Charleston on the job injury lawyers want to highlight an initiative being promoted by a Summerville couple who lost their son in an industrial machine accident on the North Charleston waterfront. They are working to gain a following for a local observance of National Workers Memorial Day, an event that is a tribute to workers killed in South Carolina. The observance took place last Thursday, April 28, and is 20-year-old recognition that has, unfortunately, gained little traction in South Carolina, but this Summerville couple is working to change the states feelings toward fatal on the job injuries.
The couple doesn’t consider themselves activists; rather as parents who don’t want other families to suffer same pain they have, losing a son or daughter in a place where they are supposed to be safe, the workplace. In December of 2005 the Summerville mother drove to Detyens Shipyard to pick up her son, a 2005 graduate of Summerville High School who had followed in his father’s footsteps, working part-time as a maritime pipe fitter.
Upon reaching the shipyard, she was met with by the flashing lights of emergency vehicles, and to find out her son died after an accidental release of waste into the holding tank of the military supply ship her son was working. The ship was being refitted in a dry dock at Detyens. While some of her son’s coworkers were able to escape the holding tank, he was overcome by hydrogen sulfide, a toxic colorless gas produced by raw sewage.

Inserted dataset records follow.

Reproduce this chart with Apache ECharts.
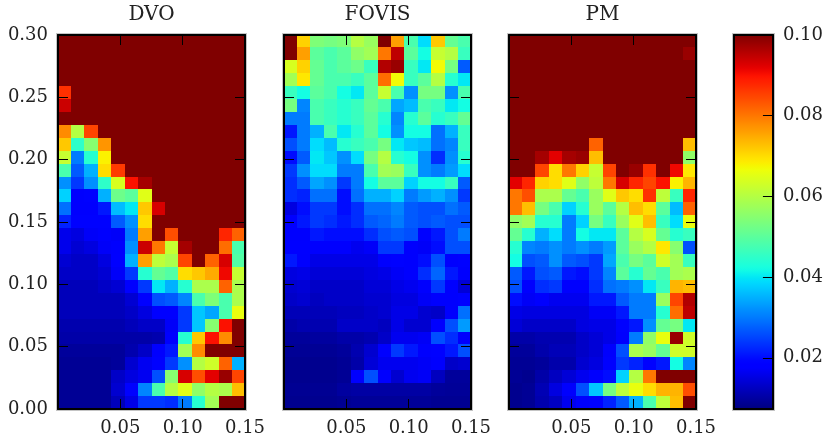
<!DOCTYPE html>
<html><head><meta charset="utf-8">
<style>html,body{margin:0;padding:0;background:#fff}#c{width:826px;height:438px}</style>
<script src="https://cdn.jsdelivr.net/npm/echarts@6/dist/echarts.min.js"></script>
</head><body><div id="c"></div>
<script>
const titles = ['DVO','FOVIS','PM'];
const xTicks = [0.05,0.10,0.15];
const yTicks = [0,0.05,0.10,0.15,0.20,0.25,0.30];
const cbTicks = [0.02,0.04,0.06,0.08,0.10];
const vMin = 0.0073, vMax = 0.10;
const T = 0.1;
// rows listed top (y=0.30) to bottom (y=0.00), 14 columns
const dvo = [
[T,T,T,T,T,T,T,T,T,T,T,T,T,T],
[T,T,T,T,T,T,T,T,T,T,T,T,T,T],
[T,T,T,T,T,T,T,T,T,T,T,T,T,T],
[T,T,T,T,T,T,T,T,T,T,T,T,T,T],
[.087,T,T,T,T,T,T,T,T,T,T,T,T,T],
[.094,T,T,T,T,T,T,T,T,T,T,T,T,T],
[T,T,T,T,T,T,T,T,T,T,T,T,T,T],
[.078,.060,.085,T,T,T,T,T,T,T,T,T,T,T],
[.072,.045,.055,.077,T,T,T,T,T,T,T,T,T,T],
[.062,.030,.044,.068,T,T,T,T,T,T,T,T,T,T],
[.048,.027,.035,.070,.086,T,T,T,T,T,T,T,T,T],
[.032,.024,.032,.045,.064,.090,.097,T,T,T,T,T,T,T],
[.038,.0175,.019,.035,.052,.050,.065,T,T,T,T,T,T,T],
[.029,.0175,.0175,.021,.036,.040,.072,.093,T,T,T,T,T,T],
[.022,.019,.019,.019,.027,.032,.070,T,T,T,T,T,T,T],
[.016,.015,.017,.0175,.017,.030,.076,T,.084,T,T,T,.088,.082],
[.016,.014,.015,.017,.0175,.032,.094,.080,.062,.097,T,T,.081,.048],
[.014,.013,.013,.015,.018,.035,.076,.061,.059,.085,T,.082,.093,.049],
[.013,.013,.013,.014,.017,.024,.044,.051,.049,.070,.072,.075,.091,.062],
[.012,.012,.012,.013,.014,.018,.024,.040,.035,.044,.059,.059,.082,.059],
[.012,.012,.012,.012,.012,.014,.018,.026,.027,.031,.048,.054,.048,.059],
[.012,.012,.012,.012,.012,.013,.015,.018,.018,.024,.037,.034,.048,.066],
[.011,.011,.011,.011,.011,.012,.013,.013,.017,.024,.037,.055,.090,T],
[.0105,.0105,.0105,.0105,.0105,.0105,.0105,.011,.0175,.044,.072,.090,.078,T],
[.0095,.0095,.0095,.0095,.0095,.011,.013,.0175,.021,.058,.078,T,T,T],
[.009,.009,.009,.009,.0095,.0137,.0165,.019,.024,.032,.060,.063,.082,.035],
[.009,.009,.009,.009,.013,.015,.0165,.026,.055,.093,.084,.092,.098,.085],
[.009,.009,.009,.009,.0137,.019,.031,.048,.060,.065,.056,.060,.059,.073],
[.009,.009,.009,.009,.012,.0156,.024,.024,.023,.030,.044,.058,T,T]
];
const fovis = [
[T,.071,.054,.053,.054,.060,.057,T,.076,.048,.039,.072,.051,.048],
[T,.076,.050,.048,.050,.056,.058,.080,.095,.050,.042,.062,.060,.046],
[.064,.071,.051,.048,.050,.052,.046,.096,.098,.046,.040,.067,.053,.027],
[.058,.069,.051,.048,.048,.046,.050,.081,.067,.046,.050,.060,.044,.040],
[.046,.042,.050,.048,.042,.040,.050,.062,.048,.032,.053,.053,.032,.048],
[.053,.031,.048,.046,.044,.046,.051,.048,.034,.036,.048,.046,.040,.042],
[.030,.030,.048,.046,.044,.046,.050,.044,.031,.044,.050,.044,.046,.051],
[.021,.030,.035,.048,.040,.044,.050,.042,.032,.042,.042,.029,.035,.046],
[.026,.030,.039,.036,.044,.046,.048,.053,.040,.037,.036,.029,.031,.046],
[.020,.027,.040,.037,.032,.039,.053,.060,.044,.042,.032,.023,.032,.044],
[.024,.032,.039,.039,.030,.030,.048,.058,.057,.046,.032,.030,.033,.039],
[.023,.027,.034,.032,.024,.030,.042,.050,.050,.038,.042,.042,.046,.027],
[.023,.022,.029,.029,.020,.029,.035,.035,.038,.030,.033,.035,.032,.024],
[.015,.020,.024,.024,.020,.023,.029,.029,.031,.027,.026,.026,.029,.027],
[.0175,.021,.024,.023,.021,.023,.027,.028,.030,.027,.026,.027,.026,.026],
[.0175,.0175,.021,.020,.020,.020,.023,.026,.027,.026,.019,.021,.026,.030],
[.018,.018,.0175,.0175,.0175,.0163,.017,.024,.024,.0175,.017,.020,.026,.026],
[.021,.0175,.0156,.0156,.0156,.0156,.0156,.0175,.019,.0175,.020,.026,.0175,.019],
[.015,.0156,.0143,.0143,.0143,.0143,.015,.0156,.0169,.0175,.023,.028,.021,.0175],
[.0137,.0143,.0131,.0131,.0131,.0131,.0143,.0143,.0156,.0163,.0175,.024,.0175,.0143],
[.0131,.0137,.0124,.0131,.0131,.0131,.0137,.0137,.015,.015,.0169,.0175,.0175,.019],
[.0118,.0118,.0118,.0118,.0124,.0124,.0131,.0137,.0156,.0156,.0137,.0131,.0175,.029],
[.0105,.0112,.0112,.0112,.0131,.0131,.0131,.0124,.0156,.0137,.0137,.0175,.026,.033],
[.0095,.0095,.0098,.0098,.0105,.0105,.0112,.0131,.0163,.0163,.0169,.026,.023,.0175],
[.009,.009,.009,.009,.0095,.0112,.0137,.0175,.024,.021,.0175,.019,.021,.026],
[.0085,.0085,.0085,.0085,.009,.0105,.0143,.0163,.0163,.0163,.0169,.0175,.0131,.0137],
[.0085,.0085,.0085,.0085,.009,.0175,.026,.0175,.0137,.0163,.0169,.0124,.0095,.0095],
[.0088,.0088,.0088,.0088,.0098,.0102,.0102,.0102,.0102,.0102,.0102,.0095,.0092,.0092],
[.0085,.0085,.0085,.0085,.0088,.0092,.0092,.0092,.0092,.0092,.0092,.0088,.0088,.0088]
];
const pm = [
[T,T,T,T,T,T,T,T,T,T,T,T,T,T],
[T,T,T,T,T,T,T,T,T,T,T,T,T,.098],
[T,T,T,T,T,T,T,T,T,T,T,T,T,T],
[T,T,T,T,T,T,T,T,T,T,T,T,T,T],
[T,T,T,T,T,T,T,T,T,T,T,T,T,T],
[T,T,T,T,T,T,T,T,T,T,T,T,T,T],
[T,T,T,T,T,T,T,T,T,T,T,T,T,T],
[T,T,T,T,T,T,T,T,T,T,T,T,T,T],
[T,T,T,T,T,T,.082,T,T,T,T,T,T,.073],
[T,T,.097,.092,.097,.098,.073,T,T,T,T,T,T,.056],
[T,T,.085,.070,.080,.071,.062,.085,T,.098,.087,T,.091,.069],
[.092,.088,.071,.070,.065,.056,.061,.080,.093,.088,.085,.090,.068,.074],
[.080,.084,.059,.059,.051,.048,.057,.065,.072,.070,.087,.061,.046,.088],
[.080,.073,.053,.048,.038,.044,.057,.050,.060,.073,.070,.050,.036,.082],
[.056,.058,.044,.044,.030,.038,.053,.046,.057,.065,.073,.046,.039,.066],
[.051,.044,.035,.039,.030,.042,.040,.040,.050,.060,.064,.051,.044,.046],
[.044,.031,.030,.032,.030,.032,.030,.033,.050,.057,.060,.069,.055,.026],
[.042,.026,.027,.032,.027,.026,.024,.034,.048,.053,.050,.063,.058,.046],
[.027,.021,.026,.027,.021,.020,.024,.031,.050,.044,.051,.048,.058,.059],
[.026,.0175,.023,.024,.0175,.0175,.023,.029,.030,.032,.040,.046,.074,.073],
[.020,.0169,.0175,.0163,.0163,.0163,.021,.021,.027,.030,.030,.057,.085,.096],
[.0156,.015,.015,.015,.015,.015,.0169,.0169,.021,.030,.030,.044,.081,.095],
[.0143,.0131,.0131,.0131,.0131,.015,.0156,.0156,.019,.021,.032,.051,.053,.040],
[.0105,.0105,.0112,.0112,.0112,.0131,.0143,.0156,.0175,.030,.056,.066,.098,.063],
[.0095,.0095,.0108,.0118,.0118,.0131,.0143,.0175,.026,.059,.057,.051,.063,.063],
[.009,.009,.0095,.0108,.0108,.0137,.015,.019,.024,.022,.019,.021,.042,.031],
[.009,.0085,.0105,.0125,.0143,.0163,.0175,.020,.038,.060,.080,T,T,T],
[.0085,.009,.0115,.015,.0175,.026,.037,.053,.061,.066,.070,.074,.074,.084],
[.0085,.009,.011,.0125,.0163,.0175,.019,.022,.027,.035,.048,.061,.073,T]
];
const panels = [dvo, fovis, pm];
const lefts = [58, 284, 509];
const gridW = 187, gridTop = 35, gridH = 374;
const serif = '"DejaVu Serif"', ink = '#222';

function jet(t){
  const seg=(p)=>{for(let i=1;i<p.length;i++){if(t<=p[i][0]){const a=p[i-1],b=p[i];return a[1]+(b[1]-a[1])*(t-a[0])/(b[0]-a[0]);}}return p[p.length-1][1];};
  const r=seg([[0,0],[.35,0],[.66,1],[.89,1],[1,.5]]),g=seg([[0,0],[.125,0],[.375,1],[.64,1],[.91,0],[1,0]]),b=seg([[0,.5],[.11,1],[.34,1],[.65,0],[1,0]]);
  return `rgb(${Math.round(r*255)},${Math.round(g*255)},${Math.round(b*255)})`;
}
const jetStops=[];for(let i=0;i<=128;i++)jetStops.push(jet(i/128));

const snap=(v)=>Math.round(Math.round(v*1000)/1000);
function renderCell(params, api){
  const c=api.coord([api.value(0),api.value(1)]), s=api.size([1,1]);
  const x0=snap(c[0]-s[0]/2), x1=snap(c[0]+s[0]/2), y0=snap(c[1]-s[1]/2), y1=snap(c[1]+s[1]/2);
  return {type:'rect',shape:{x:x0,y:y0,width:x1-x0,height:y1-y0},style:{fill:api.visual('color')}};
}

const grids=[],xAxes=[],yAxes=[],series=[],titleList=[];
const frameLine={show:true,onZero:false,lineStyle:{color:'#000',width:2}};
const tick=(vals)=>({show:true,inside:true,length:10,lineStyle:{color:'#000',width:1},customValues:vals});
function valX(g,pos,labels){xAxes.push({type:'value',gridIndex:g,position:pos,min:0,max:.15,z:6,splitLine:{show:false},
  axisLine:frameLine,axisTick:tick([.05,.10]),
  axisLabel:{show:labels,customValues:xTicks,margin:10,color:ink,fontFamily:serif,fontSize:18,formatter:v=>v.toFixed(2)}});}
function valY(g,pos,labels){yAxes.push({type:'value',gridIndex:g,position:pos,min:0,max:.30,z:6,splitLine:{show:false},
  axisLine:frameLine,axisTick:tick([.05,.10,.15,.20,.25]),
  axisLabel:{show:labels,customValues:yTicks,margin:10,padding:[5,0,0,0],color:ink,fontFamily:serif,fontSize:18,formatter:v=>v.toFixed(2)}});}

panels.forEach((rows,p)=>{
  const rect={left:lefts[p],top:gridTop,width:gridW,height:gridH};
  let g=grids.length;grids.push({left:lefts[p]-0.5,top:gridTop-0.5,width:gridW+1,height:gridH+0.5});
  xAxes.push({type:'category',gridIndex:g,show:false,data:rows[0].map((_,i)=>i)});
  yAxes.push({type:'category',gridIndex:g,show:false,inverse:true,data:rows.map((_,i)=>i)});
  const cells=[];rows.forEach((r,ri)=>r.forEach((v,ci)=>cells.push([ci,ri,v])));
  series.push({type:'custom',name:titles[p],xAxisIndex:xAxes.length-1,yAxisIndex:yAxes.length-1,data:cells,encode:{x:0,y:1},renderItem:renderCell,clip:false,z:2,silent:true});
  g=grids.length;grids.push(Object.assign({show:true,borderColor:'#c4c4c4',borderWidth:4,backgroundColor:'transparent'},rect));valX(g,'bottom',true);valY(g,'left',p===0);
  g=grids.length;grids.push(rect);valX(g,'top',false);valY(g,'right',false);
  titleList.push({text:titles[p],left:lefts[p]+gridW/2,top:5,padding:0,textAlign:'center',
    textStyle:{fontFamily:serif,fontWeight:'normal',fontSize:20,color:ink}});
});
const cbRect={left:734,top:gridTop,width:39,height:gridH};
let cg=grids.length;grids.push(Object.assign({show:true,borderColor:'#c4c4c4',borderWidth:4,backgroundColor:'transparent'},cbRect));
xAxes.push({type:'value',gridIndex:cg,position:'bottom',min:0,max:1,z:6,splitLine:{show:false},axisTick:{show:false},axisLabel:{show:false},axisLine:frameLine});
yAxes.push({type:'value',gridIndex:cg,position:'left',min:vMin,max:vMax,z:6,splitLine:{show:false},axisTick:{show:false},axisLabel:{show:false},axisLine:frameLine});
cg=grids.length;grids.push(cbRect);
xAxes.push({type:'value',gridIndex:cg,position:'top',min:0,max:1,z:6,splitLine:{show:false},axisTick:{show:false},axisLabel:{show:false},axisLine:frameLine});
yAxes.push({type:'value',gridIndex:cg,position:'right',min:vMin,max:vMax,z:6,splitLine:{show:false},axisLine:frameLine,
  axisTick:tick(cbTicks.slice(0,4)),
  axisLabel:{show:true,customValues:cbTicks,margin:10,padding:[5,0,0,0],color:ink,fontFamily:serif,fontSize:18,formatter:v=>v.toFixed(2)}});

const chart=echarts.init(document.getElementById('c'),null,{renderer:'canvas'});
chart.setOption({animation:false,backgroundColor:'#fff',title:titleList,grid:grids,xAxis:xAxes,yAxis:yAxes,series:series,
  visualMap:[{type:'continuous',seriesIndex:[0,1,2],dimension:2,min:vMin,max:vMax,calculable:false,hoverLink:false,orient:'vertical',
    left:734,top:gridTop,itemWidth:39,itemHeight:gridH,padding:0,showLabel:false,inRange:{color:jetStops}}]});
</script></body></html>
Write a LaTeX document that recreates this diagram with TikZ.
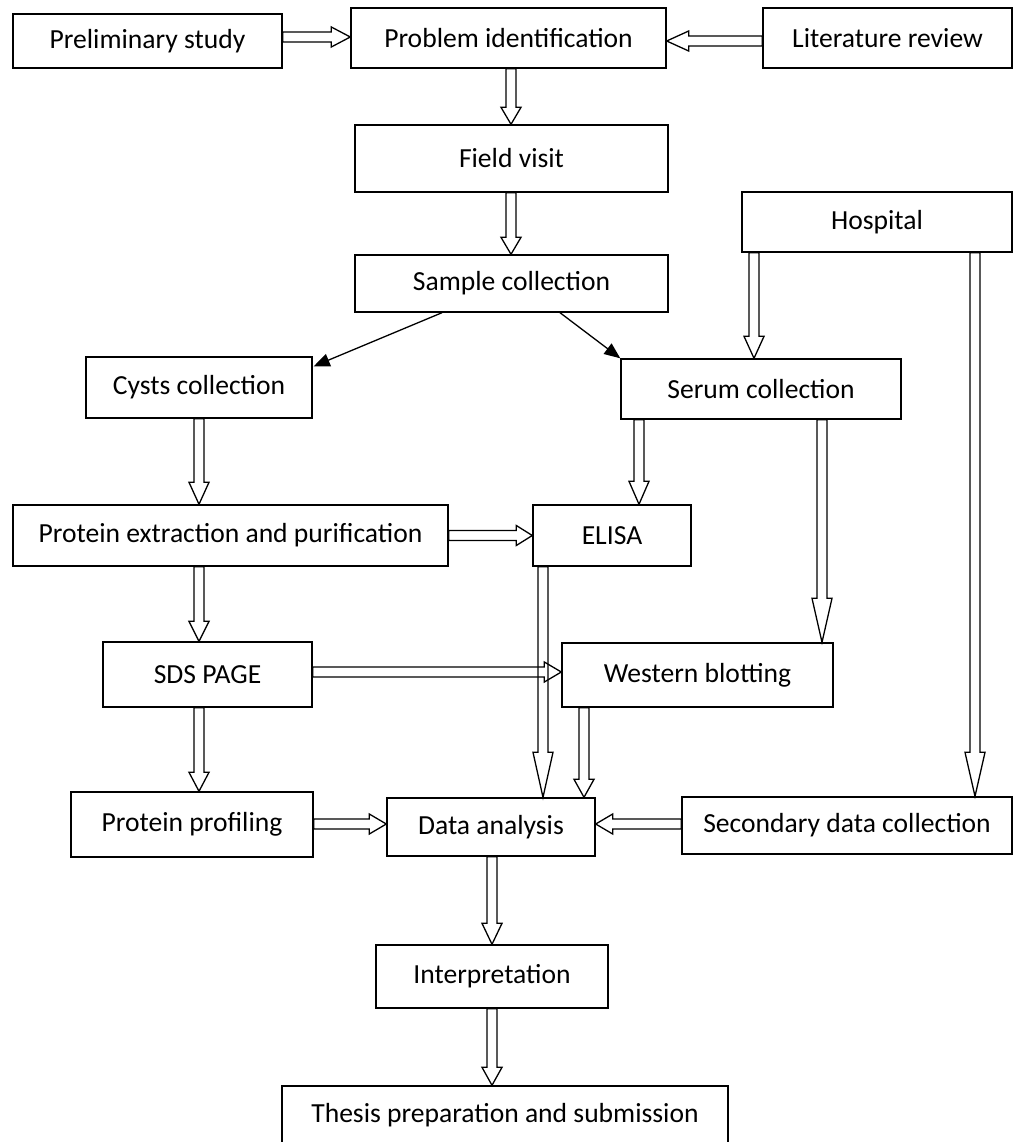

First District U.S. Representative Tim Scott was the guest speaker at a candlelight service hosted by the Summerville couple and Palmetto Land Baptist Church in Summerville. Although Representative Scott was in attendance, the family stresses the fact that this is not a political thing. The event was to remember and recognize South Carolinians who died on the job, in incidents ranging from serious trucking accidents and equipment accidents to random acts of violence.
Labor issues are not just about wages and dollars, they are multifaceted, and attention needs to be placed on dignity and safety. And in South Carolina these issues are tough to regard as, generally, lawmakers in Columbia put business needs first, with labor interests near the bottom of the priorities list, if on the list at all.
But, with that being said, and considering the U.S. Department of Labor’s most recent tabulations, fatal on the job injuries seem to be declining in South Carolina. In the 7 years of available data the state has gone from 115 fatal injuries in 2003 to 73 on the job deaths in 2009, with a peak of 132 fatalities in 2005, the year the Summerville couple’s son was the unfortunate victim of an industrial accident.
The numbers covered by the Department of Labor’s tabulations include slip and falls, equipment issues, exposure to harmful substances or environment, transportation fatalities, fires and explosions, and assaults or other violent acts.